BSL: Navigation Method Considering Blind Spots Based on ROS Navigation Stack and Blind Spots Layer for Mobile Robot
Masato Kobayashi, Naoki Motoi
TL;DR
This work tackles collision risk from blind spots in autonomous mobile robot navigation by introducing a Blind Spots Layer (BSL) that leverages 3D data from RGB-D cameras within the ROS Navigation Stack. The method augments the local planning process with a velocity-aware cost function and a refined local cost map that estimates blind spots using RGB-D point clouds, replacing the conventional LRF-only approach. Key components include voxel grid filtering, Euclidean clustering, and boundary-based blind-spot position (BSBP) computation, enabling real-time, adaptive propagation of danger costs. Simulations and real-world experiments demonstrate reduced collision risk and faster goal arrival times, highlighting improved safety and efficiency for human-robot coexistence in indoor settings.
Abstract
This paper proposes a navigation method considering blind spots based on the robot operating system (ROS) navigation stack and blind spots layer (BSL) for a wheeled mobile robot. In this paper, environmental information is recognized using a laser range finder (LRF) and RGB-D cameras.
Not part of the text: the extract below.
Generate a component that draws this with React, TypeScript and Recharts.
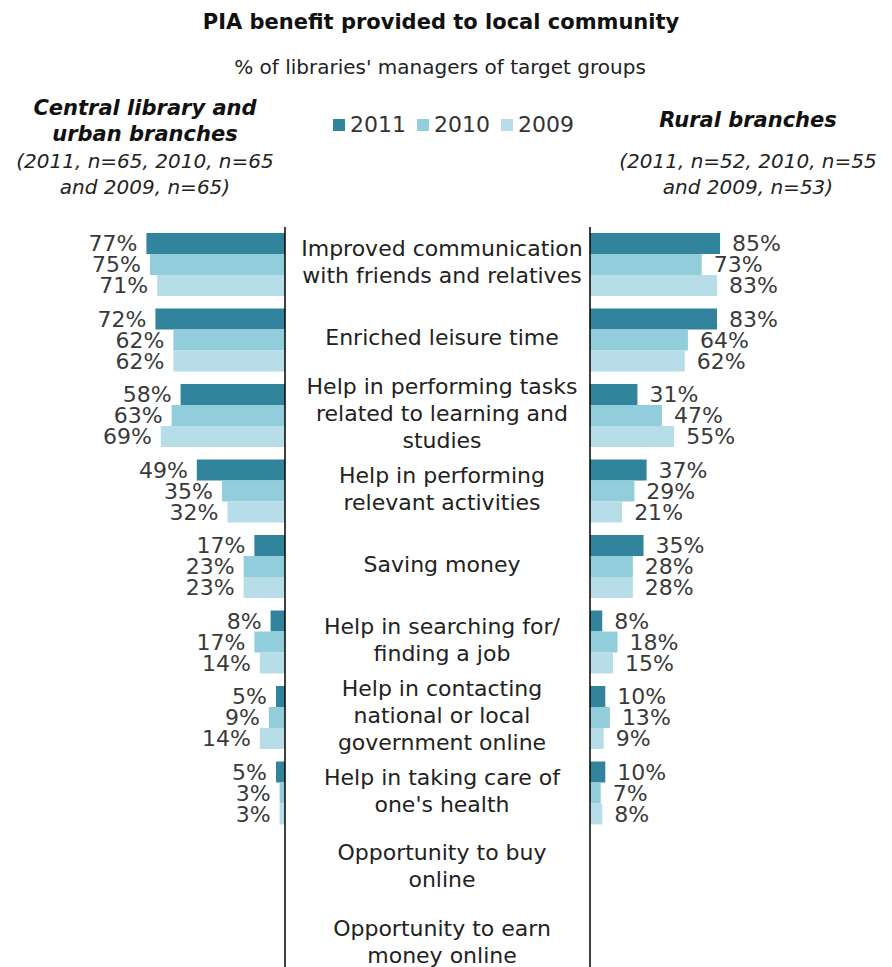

Blind spots occur when corners or obstacles are present in the environment, and may lead to collisions if a human or object moves toward the robot from these blind spots. To prevent such collisions, this paper proposes a navigation method considering blind spots based on the local cost map layer of the BSL for the wheeled mobile robot. Blind spots are estimated by utilizing environmental data collected through RGB-D cameras. The navigation method that takes these blind spots into account is achieved through the implementation of the BSL and a local path planning method that employs an enhanced cost function of dynamic window approach. The effectiveness of the proposed method was further demonstrated through simulations and experiments.